The 27 handwritten notes, said to contain his “deep personal views”, could threaten his future as king if they show he has tried to lobby Cabinet or influenced its actions or influenced its actions as royals are meant to be politically neutral.
The Black Spider memos – named after Charles’ scrawled writing – went to Government departments between September 2004 and March 2005.
The notes – written between September 2004 and March 2005 – reflect, according to former attorney general Dominic Grieve, Charles’ “most deeply held personal views and beliefs”.
Mr Grieve, who previously prevented publication, said the notes “could seriously undermine the prince’s ability to fulfil his duties when he becomes king”.
Supreme Court judges approved the publication of the letters in March.
The letters had to have some redactions made to avoid naming third parties, the details of which were agreed today.
The Prince’s notes were sent to a number of Government departments under Tony Blair’s Labour.
A royal source said the Prince had “no fear” that his impartiality would be compromised when the letters are published. But he has often been accused of “meddling” in government affairs on matters such as planning and the environment.
Mr Grieve vetoed an original decision to order publication made by the Upper Tribunal in 2012, but it was eventually ruled that his actions were invalid, paving the way for the the documents to finally be disclosed.
The documents are expected to be published at 3pm tomorrow.
The Prince of Wales has been accused of “bombarding” ministers with the notes.
Former deputy PM John Prescott with letters written to him by HRH Prince Charles
Charles and his advisers are afraid that the Royal tradition of impartiality in politics - so dutifully upheld by his mother the Queen - would be in tatters if the letters show even a hint of the Prince trying to influence Parliament.
Any web of intrigue could seriously impact his ability to perform as king and could spark a backlash against having an unelected head of state. The Queen is widely viewed as politically neutral and her supporters say this is the key reason for her enduring popularity.
Clarence House and the PM had previously described the court decision as “disappointing”.
But the Supreme Court ruled he was “not entitled” to override an earlier decision allowing publication.
David Cameron had previously insisted: “This is about the principle senior members of the Royal Family are able to express their views to government confidentially.”
Sunday Mirror columnist Lord Prescott believes the letters should be shown in full.
He has said: “When they are published it’s important that they’re not redacted. It will make people suspicious that things are being covered up.”
Earlier this year, Lord Prescott went public with two of Prince Charles’s letters to him.
He added: “I did receive letters from the prince when I was in government but they had no effect on any policy. People say he shouldn’t be writing to ministers but he’s quite entitled to express his opinion.

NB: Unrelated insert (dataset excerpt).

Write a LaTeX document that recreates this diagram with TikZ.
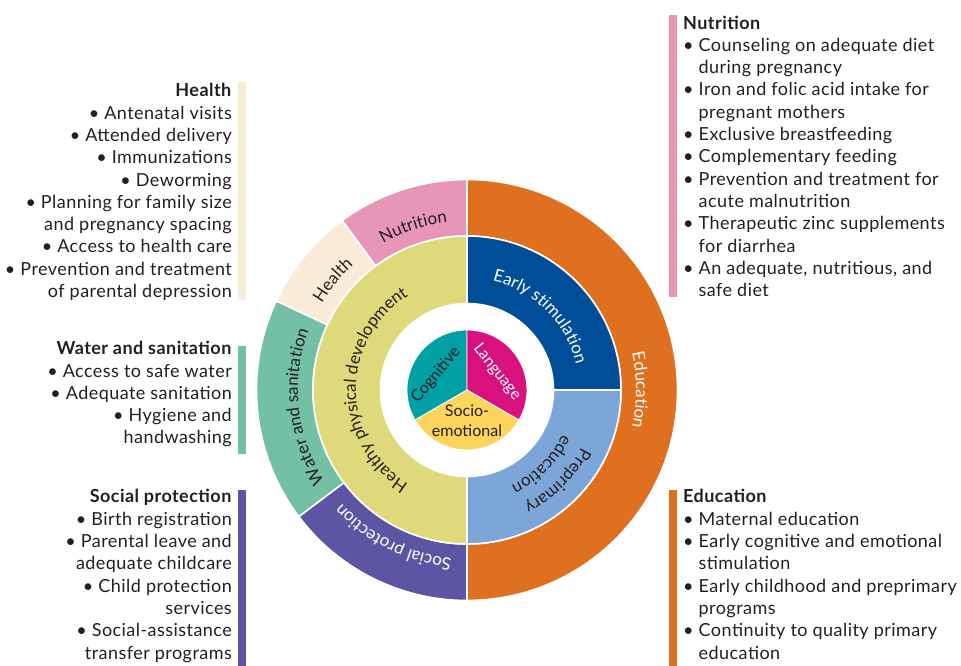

“Politicians are lobbied all the time by individuals and groups and none of them would allow a letter – even from Prince Charles – to unduly influence them.”
A source close to the Prince told the Telegraph that the content of the letters was almost entirely “benign”, covering such issues as buildings being left derelict in areas with housing shortages, and that the Prince had “no fear” that his impartiality would be compromised.
The source added: “The Prince’s main concern is to protect the privacy of people who write to him and ask him to raise matters that would otherwise go unnoticed.”
The seven departments the Prince wrote to were Business, Innovation and Skills; Health; Children, Schools and Families; Environment, Food and Rural Affairs; Culture, Media and Sport; the Northern Ireland Office and the Cabinet Office.